-- start --
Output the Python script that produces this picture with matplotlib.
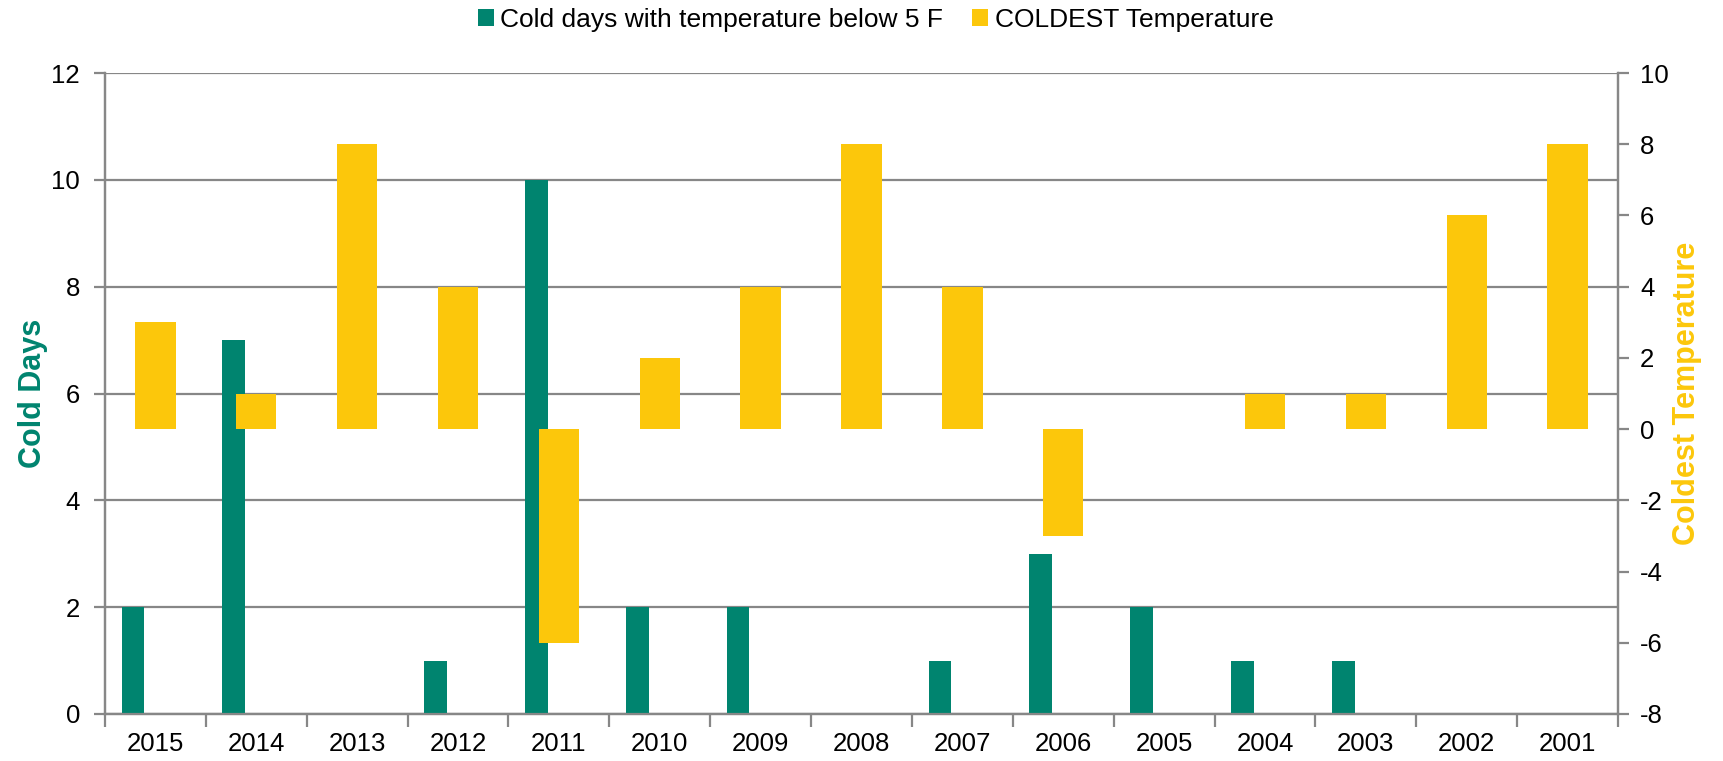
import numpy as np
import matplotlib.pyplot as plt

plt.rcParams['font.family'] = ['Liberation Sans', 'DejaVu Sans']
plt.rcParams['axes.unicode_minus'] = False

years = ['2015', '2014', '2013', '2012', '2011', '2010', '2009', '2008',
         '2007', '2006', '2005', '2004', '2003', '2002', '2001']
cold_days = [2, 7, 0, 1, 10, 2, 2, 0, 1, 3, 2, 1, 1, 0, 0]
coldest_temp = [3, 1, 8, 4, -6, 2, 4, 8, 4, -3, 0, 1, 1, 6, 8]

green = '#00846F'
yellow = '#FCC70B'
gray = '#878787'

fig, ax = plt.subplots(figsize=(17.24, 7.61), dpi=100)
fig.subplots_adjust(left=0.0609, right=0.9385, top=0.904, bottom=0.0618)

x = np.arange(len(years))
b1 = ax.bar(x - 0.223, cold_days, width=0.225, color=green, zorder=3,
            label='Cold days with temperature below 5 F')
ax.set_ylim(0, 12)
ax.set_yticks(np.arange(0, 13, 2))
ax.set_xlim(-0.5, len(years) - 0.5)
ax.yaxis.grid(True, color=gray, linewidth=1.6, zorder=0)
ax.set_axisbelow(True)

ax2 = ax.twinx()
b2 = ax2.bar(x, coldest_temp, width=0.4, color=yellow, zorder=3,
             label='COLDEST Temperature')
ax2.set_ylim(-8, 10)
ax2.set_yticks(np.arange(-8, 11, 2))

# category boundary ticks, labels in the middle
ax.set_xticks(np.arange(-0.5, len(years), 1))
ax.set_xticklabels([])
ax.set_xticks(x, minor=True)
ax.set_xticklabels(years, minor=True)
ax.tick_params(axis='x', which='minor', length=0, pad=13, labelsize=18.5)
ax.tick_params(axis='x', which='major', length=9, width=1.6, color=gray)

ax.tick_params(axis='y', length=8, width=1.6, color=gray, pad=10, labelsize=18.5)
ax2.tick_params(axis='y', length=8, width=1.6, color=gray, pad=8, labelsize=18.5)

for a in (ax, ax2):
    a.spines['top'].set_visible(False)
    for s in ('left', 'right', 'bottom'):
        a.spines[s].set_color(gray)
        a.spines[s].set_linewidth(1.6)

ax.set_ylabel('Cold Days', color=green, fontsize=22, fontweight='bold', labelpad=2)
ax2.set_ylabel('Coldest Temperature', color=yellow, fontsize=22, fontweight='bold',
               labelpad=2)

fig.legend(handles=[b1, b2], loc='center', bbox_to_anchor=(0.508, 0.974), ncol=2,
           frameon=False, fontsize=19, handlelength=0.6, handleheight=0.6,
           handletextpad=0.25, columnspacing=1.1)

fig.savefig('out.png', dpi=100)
-- end --
-- start --
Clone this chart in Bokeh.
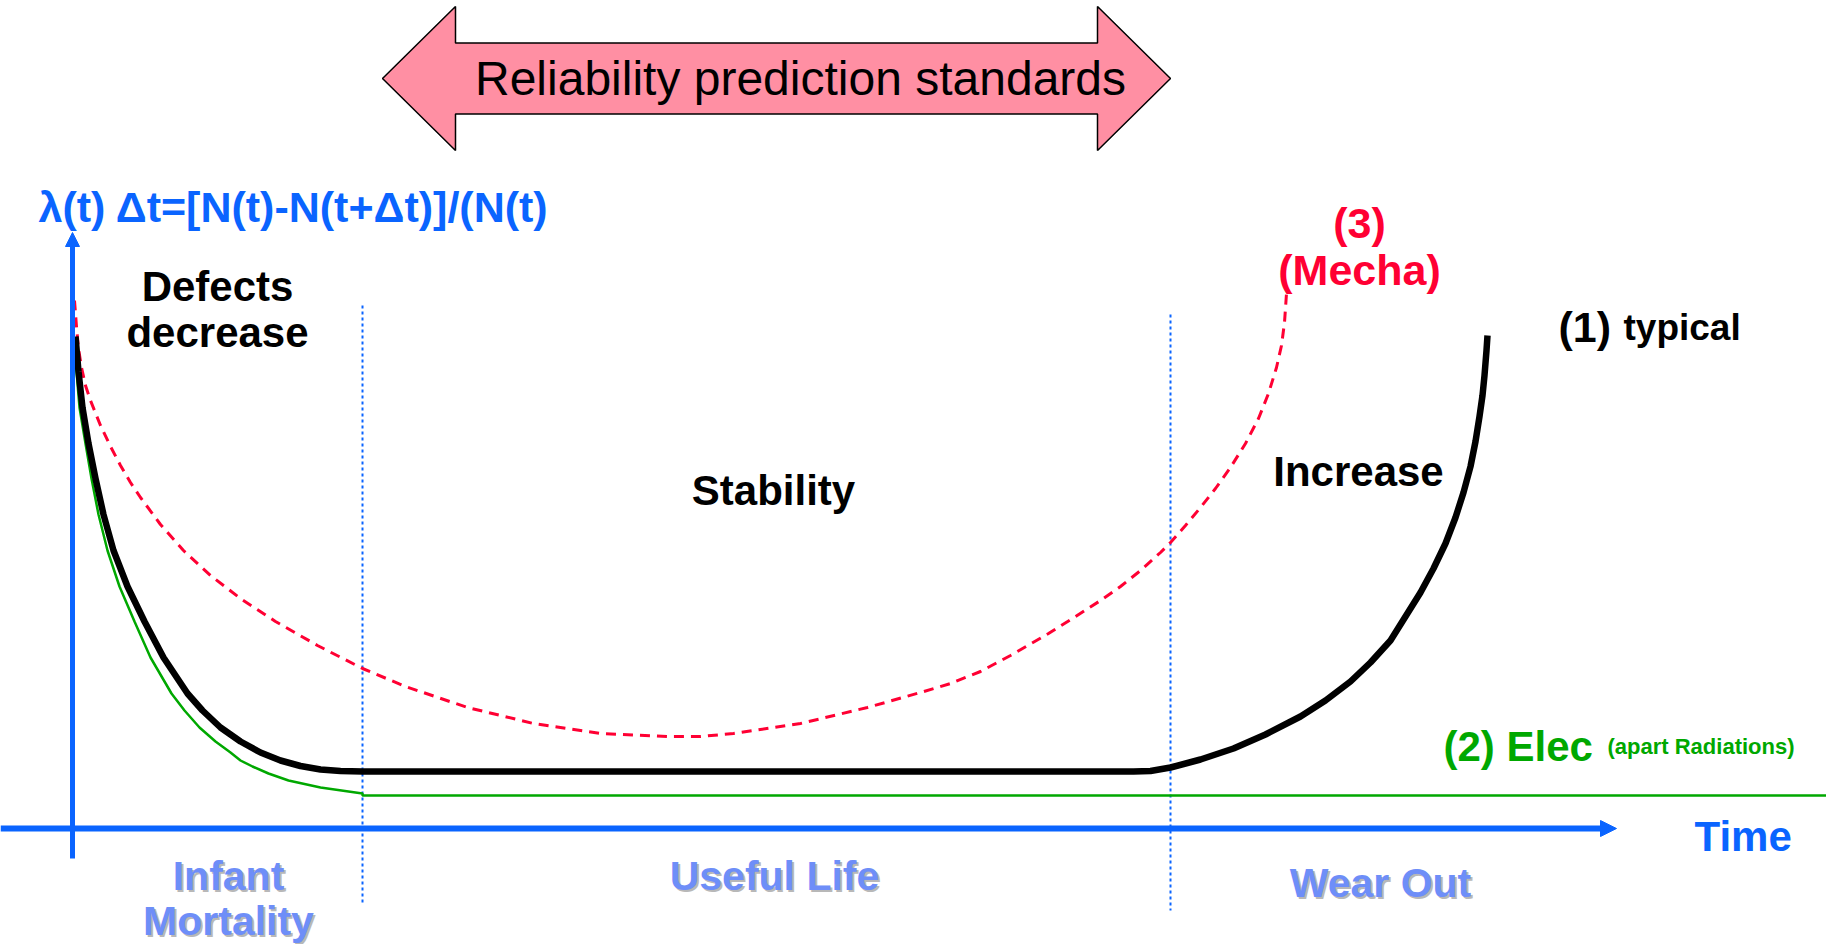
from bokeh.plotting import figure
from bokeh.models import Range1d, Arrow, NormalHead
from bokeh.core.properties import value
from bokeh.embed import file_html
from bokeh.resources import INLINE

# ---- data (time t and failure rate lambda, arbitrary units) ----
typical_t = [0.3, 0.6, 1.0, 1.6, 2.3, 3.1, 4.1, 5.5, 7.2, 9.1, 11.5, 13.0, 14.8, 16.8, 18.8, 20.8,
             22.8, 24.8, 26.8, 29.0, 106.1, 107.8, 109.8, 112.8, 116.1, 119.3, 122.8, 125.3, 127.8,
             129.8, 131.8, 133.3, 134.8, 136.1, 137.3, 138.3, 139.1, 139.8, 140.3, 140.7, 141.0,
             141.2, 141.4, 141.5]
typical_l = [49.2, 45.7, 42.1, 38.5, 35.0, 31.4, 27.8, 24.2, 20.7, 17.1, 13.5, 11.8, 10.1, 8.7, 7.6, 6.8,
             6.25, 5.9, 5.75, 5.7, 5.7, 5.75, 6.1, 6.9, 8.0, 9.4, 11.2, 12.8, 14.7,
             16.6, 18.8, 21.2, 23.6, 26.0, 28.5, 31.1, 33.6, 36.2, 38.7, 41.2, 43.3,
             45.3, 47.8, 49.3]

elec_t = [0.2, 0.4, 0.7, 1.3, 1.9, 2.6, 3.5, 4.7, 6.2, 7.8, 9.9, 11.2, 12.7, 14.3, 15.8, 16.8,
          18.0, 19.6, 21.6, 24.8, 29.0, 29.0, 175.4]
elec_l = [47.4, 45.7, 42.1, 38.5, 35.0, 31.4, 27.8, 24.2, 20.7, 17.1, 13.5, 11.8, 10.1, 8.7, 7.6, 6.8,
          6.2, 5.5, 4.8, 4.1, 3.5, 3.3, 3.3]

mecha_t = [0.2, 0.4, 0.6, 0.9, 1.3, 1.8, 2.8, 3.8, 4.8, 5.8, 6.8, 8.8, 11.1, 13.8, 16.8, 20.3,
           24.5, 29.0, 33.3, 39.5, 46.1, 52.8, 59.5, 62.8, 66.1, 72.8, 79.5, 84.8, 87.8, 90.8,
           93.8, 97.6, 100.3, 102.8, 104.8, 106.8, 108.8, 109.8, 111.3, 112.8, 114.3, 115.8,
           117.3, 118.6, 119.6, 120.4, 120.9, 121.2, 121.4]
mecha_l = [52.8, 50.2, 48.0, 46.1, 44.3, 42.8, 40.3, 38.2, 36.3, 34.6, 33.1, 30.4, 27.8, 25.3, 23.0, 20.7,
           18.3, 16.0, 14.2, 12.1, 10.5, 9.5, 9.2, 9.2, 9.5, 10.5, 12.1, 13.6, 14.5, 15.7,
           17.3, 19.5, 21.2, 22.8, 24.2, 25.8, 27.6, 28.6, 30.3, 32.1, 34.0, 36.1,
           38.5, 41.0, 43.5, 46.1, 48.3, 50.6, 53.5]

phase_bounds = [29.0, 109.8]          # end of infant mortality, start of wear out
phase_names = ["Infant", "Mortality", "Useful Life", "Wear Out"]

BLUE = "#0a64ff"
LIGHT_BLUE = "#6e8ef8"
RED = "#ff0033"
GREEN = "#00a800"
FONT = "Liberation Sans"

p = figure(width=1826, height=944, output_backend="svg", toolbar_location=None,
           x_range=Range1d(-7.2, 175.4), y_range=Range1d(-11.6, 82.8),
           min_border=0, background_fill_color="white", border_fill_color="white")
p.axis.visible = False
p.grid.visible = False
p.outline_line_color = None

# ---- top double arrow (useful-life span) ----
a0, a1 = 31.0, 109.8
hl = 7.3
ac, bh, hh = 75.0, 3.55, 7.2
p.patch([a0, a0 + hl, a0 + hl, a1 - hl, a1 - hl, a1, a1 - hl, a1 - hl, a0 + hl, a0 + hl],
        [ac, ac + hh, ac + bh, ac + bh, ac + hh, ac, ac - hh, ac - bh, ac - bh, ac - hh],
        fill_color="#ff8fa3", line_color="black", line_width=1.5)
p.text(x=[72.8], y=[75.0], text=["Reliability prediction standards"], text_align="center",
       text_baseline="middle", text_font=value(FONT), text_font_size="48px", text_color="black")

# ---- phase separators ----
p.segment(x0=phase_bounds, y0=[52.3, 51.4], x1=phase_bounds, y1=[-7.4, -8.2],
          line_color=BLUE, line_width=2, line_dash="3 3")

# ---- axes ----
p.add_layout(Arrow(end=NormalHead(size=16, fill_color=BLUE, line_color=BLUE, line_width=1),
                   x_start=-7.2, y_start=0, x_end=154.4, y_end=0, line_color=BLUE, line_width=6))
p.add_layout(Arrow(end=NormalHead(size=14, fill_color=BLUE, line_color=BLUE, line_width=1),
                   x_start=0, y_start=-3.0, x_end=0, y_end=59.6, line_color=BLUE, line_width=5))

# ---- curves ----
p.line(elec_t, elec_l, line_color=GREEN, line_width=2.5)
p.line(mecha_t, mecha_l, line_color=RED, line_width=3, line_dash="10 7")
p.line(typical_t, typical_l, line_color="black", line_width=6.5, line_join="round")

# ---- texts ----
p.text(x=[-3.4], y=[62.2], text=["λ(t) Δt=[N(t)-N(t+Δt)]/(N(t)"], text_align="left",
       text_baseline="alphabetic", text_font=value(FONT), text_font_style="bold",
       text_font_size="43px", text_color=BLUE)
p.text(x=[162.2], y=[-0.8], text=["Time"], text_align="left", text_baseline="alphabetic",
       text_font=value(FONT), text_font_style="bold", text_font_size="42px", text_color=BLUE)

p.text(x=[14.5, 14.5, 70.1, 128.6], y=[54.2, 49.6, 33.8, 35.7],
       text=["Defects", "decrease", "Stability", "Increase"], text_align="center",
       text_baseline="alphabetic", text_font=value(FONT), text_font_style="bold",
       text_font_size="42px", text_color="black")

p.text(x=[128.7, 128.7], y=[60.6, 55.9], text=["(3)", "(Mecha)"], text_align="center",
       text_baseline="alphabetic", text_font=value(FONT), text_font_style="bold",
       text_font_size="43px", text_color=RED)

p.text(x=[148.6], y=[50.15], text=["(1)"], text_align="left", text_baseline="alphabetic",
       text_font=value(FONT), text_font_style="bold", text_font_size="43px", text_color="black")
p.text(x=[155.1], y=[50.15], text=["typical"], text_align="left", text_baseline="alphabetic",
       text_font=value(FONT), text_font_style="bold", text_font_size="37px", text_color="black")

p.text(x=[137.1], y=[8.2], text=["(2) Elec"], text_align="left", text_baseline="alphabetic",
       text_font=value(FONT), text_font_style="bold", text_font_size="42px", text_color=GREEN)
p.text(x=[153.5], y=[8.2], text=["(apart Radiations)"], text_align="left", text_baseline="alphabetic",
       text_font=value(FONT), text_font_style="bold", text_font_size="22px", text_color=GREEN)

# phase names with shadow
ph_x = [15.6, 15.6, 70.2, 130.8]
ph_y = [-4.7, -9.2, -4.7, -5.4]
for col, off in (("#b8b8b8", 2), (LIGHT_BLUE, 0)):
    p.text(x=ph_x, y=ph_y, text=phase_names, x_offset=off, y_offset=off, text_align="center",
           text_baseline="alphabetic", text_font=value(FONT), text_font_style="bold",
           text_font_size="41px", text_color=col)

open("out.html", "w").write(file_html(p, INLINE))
-- end --
#### Instruction:
In the records above, find the line with "Output the Python" and the line with "right=0.9385, top=0.904, bottom=0.0618)", then restate word for word only those two lines and all lines between, omitting pictures.

#### Response to the task:
Output the Python script that produces this picture with matplotlib.
import numpy as np
import matplotlib.pyplot as plt

plt.rcParams['font.family'] = ['Liberation Sans', 'DejaVu Sans']
plt.rcParams['axes.unicode_minus'] = False

years = ['2015', '2014', '2013', '2012', '2011', '2010', '2009', '2008',
         '2007', '2006', '2005', '2004', '2003', '2002', '2001']
cold_days = [2, 7, 0, 1, 10, 2, 2, 0, 1, 3, 2, 1, 1, 0, 0]
coldest_temp = [3, 1, 8, 4, -6, 2, 4, 8, 4, -3, 0, 1, 1, 6, 8]

green = '#00846F'
yellow = '#FCC70B'
gray = '#878787'

fig, ax = plt.subplots(figsize=(17.24, 7.61), dpi=100)
fig.subplots_adjust(left=0.0609, right=0.9385, top=0.904, bottom=0.0618)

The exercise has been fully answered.